Conserving the Red List Threatened Fish Species by Raising Awareness, Strengthening Local Rules and Diversifying Livelihood in Fishing Communities in Benin

Edéya Orobiyi Rodrigue Pelebe

In Benin, aquatic ecosystems constitute an important reservoir of biological diversity and valuable assets for livelihoods and food provision. Indeed, artisanal inland fishing is of great socio-economic importance to local communities and employs thousands of professional fishermen. However, fish catches are decreasing, and some fish species are rarely or even no longer found mainly in inland waters due to anthropogenic activities (Lalèyè and Moreau, 2004). Benin waters harbour many fish species that need attention since they are already classified as threatened in global IUCN red list and national red list. Therefore, the need to undertake conservation actions becomes a major concern. The present project has been designed to document the knowledge levels of stakeholders (fishermen, fishmongers, local authorities, and fisheries managers) and current threats to these fish species, to raise awareness among stakeholders including youth and schoolchildren, about the necessity to protect threatened species and their habitats, to define together local management measures for these species and to accompany the development of fish farming as an additional income-generating activity in the communities.

Dr.
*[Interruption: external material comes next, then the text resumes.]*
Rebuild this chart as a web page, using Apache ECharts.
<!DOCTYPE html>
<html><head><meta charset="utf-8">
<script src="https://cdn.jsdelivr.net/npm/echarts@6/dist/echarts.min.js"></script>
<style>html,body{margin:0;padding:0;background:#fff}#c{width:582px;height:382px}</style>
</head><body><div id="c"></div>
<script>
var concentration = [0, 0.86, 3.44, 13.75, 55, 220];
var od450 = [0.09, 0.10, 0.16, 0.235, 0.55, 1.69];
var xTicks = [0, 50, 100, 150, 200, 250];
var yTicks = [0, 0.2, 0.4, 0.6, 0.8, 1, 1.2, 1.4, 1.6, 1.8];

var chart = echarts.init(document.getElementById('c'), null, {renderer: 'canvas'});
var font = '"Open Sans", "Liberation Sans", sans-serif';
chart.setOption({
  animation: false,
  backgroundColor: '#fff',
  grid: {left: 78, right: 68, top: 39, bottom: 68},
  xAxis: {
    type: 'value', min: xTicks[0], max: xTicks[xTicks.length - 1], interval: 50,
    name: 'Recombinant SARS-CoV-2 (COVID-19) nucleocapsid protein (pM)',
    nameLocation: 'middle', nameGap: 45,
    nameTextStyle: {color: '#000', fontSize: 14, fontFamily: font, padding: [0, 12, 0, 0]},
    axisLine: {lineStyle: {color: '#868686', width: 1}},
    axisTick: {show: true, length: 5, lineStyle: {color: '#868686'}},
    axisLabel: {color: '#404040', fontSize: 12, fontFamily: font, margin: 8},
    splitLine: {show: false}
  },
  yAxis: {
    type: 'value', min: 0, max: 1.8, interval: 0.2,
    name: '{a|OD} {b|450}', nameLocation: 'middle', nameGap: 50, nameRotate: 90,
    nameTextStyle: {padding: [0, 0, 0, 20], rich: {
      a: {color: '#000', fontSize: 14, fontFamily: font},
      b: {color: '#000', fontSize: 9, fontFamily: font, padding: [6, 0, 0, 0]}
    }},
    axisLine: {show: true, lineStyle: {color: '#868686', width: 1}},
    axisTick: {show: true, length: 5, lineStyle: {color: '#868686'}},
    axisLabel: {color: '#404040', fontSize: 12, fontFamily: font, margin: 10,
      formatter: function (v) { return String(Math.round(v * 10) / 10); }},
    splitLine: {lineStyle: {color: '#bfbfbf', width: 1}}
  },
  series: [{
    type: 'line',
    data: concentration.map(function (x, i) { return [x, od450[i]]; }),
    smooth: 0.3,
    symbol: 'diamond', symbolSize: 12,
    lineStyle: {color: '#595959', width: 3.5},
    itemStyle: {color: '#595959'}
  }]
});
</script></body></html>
Pelebe Edéya Orobiyi Rodrigue and his colleague Koussovi Guillaume in a canoe on Benin coastal lagoon looking for fishermen in operation.

Dr. Pelebe Edéya Orobiyi Rodrigue and his colleague Koussovi Guillaume in a canoe on Benin coastal lagoon looking for fishermen in operation.
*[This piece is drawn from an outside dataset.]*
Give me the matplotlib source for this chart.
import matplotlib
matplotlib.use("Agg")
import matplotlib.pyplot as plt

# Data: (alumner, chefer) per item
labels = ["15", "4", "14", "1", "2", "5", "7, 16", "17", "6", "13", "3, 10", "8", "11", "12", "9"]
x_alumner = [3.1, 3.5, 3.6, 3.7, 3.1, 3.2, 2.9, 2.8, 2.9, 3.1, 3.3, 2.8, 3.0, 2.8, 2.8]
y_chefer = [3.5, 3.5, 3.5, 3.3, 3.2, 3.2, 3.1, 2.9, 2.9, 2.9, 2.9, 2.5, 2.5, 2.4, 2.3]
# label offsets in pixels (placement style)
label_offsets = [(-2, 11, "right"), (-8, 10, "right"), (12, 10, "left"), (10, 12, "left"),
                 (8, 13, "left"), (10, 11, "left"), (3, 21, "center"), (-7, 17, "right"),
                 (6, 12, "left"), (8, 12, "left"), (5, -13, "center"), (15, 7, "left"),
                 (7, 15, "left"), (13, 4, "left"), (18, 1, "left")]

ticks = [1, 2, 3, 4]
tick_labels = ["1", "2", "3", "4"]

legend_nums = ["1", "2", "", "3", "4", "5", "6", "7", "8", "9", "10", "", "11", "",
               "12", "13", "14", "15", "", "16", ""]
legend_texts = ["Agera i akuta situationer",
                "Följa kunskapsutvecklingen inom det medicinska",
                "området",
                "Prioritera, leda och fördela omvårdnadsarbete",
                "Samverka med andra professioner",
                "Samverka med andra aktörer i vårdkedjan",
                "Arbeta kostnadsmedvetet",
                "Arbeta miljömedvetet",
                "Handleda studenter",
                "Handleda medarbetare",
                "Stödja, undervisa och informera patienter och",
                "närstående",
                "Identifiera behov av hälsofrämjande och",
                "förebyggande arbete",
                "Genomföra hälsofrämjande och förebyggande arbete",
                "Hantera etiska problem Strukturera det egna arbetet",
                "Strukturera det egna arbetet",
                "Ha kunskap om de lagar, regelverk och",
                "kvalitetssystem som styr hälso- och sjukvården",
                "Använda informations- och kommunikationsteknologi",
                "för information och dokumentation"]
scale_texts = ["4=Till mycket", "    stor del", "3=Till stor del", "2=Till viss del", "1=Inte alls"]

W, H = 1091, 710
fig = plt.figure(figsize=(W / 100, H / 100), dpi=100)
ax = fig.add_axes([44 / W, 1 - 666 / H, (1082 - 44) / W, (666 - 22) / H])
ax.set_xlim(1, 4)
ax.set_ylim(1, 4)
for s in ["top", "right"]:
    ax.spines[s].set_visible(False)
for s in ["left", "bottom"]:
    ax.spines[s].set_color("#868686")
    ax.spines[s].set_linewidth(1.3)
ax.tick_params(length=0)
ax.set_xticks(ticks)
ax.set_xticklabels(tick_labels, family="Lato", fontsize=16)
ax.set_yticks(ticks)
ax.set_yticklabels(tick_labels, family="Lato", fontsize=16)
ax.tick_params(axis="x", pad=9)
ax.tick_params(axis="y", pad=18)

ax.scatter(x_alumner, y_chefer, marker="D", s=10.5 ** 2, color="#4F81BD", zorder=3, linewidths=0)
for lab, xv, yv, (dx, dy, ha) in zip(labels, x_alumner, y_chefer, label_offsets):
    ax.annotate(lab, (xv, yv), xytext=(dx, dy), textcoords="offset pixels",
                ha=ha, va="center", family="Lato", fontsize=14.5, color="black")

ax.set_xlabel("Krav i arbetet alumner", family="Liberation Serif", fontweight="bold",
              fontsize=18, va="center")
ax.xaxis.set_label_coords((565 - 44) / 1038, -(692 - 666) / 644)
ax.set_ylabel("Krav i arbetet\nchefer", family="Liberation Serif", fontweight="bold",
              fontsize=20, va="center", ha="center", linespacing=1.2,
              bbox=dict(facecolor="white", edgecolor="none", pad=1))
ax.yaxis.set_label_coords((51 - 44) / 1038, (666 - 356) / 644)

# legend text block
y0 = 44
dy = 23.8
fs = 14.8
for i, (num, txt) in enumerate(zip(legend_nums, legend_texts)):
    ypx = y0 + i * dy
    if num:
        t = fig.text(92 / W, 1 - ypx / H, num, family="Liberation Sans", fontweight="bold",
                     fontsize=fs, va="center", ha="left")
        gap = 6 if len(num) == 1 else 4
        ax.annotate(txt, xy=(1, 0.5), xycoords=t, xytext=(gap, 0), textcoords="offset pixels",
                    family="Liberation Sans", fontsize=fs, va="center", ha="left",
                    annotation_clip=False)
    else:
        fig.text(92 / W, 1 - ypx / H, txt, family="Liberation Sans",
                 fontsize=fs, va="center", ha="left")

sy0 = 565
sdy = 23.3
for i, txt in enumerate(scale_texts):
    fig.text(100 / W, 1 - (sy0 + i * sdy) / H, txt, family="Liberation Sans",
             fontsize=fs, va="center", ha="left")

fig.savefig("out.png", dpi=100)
We will work within fishing communities (from South to North) exploiting the main ecosystems namely Ouémé River (Agonlin-Lowé), Lake Nokoué (Sô-Ava), Porto-Novo Lagoon (Aguégués) and Niger River (Malanville). The fieldwork will also include Ganvié Tokpa and Djassin-Topka in southern Benin, and fish market of Malanville in northern Benin.

In South-Benin, training on techniques to sustainably improve the current practice of traditional pen farming of tarpon Megalops atlanticus (a vulnerable species) in Lake Nokoué will be considered. In North-Benin, above-ground tank farming of African catfish Clarias gariepinus, feasible in household yards and not directly in the Niger River, will be introduced.

The updated list of species-specific threats is critical for the development of efficient conservation strategy and for the further update the conservation status of fishes in Benin Red list. The conservation measures for threatened fish species from this project will be summarized in a policy brief that will further be used to influence policymakers. Advocacy will be done towards authorities to include notions on threatened species in teaching at the schools we educated children. At the end the project, functional local committee will be installed to serve as monitoring and surveillance organization of level of compliance with adopted protection measures of critically endangered, endangered and vulnerable fish species within fishing communities. Toolkits developed from this project will serve other conservation institutions in Benin fisheries sector.

Header: Dr. Pelebe Edéya Orobiyi Rodrigue is taking measurements on fish specimens.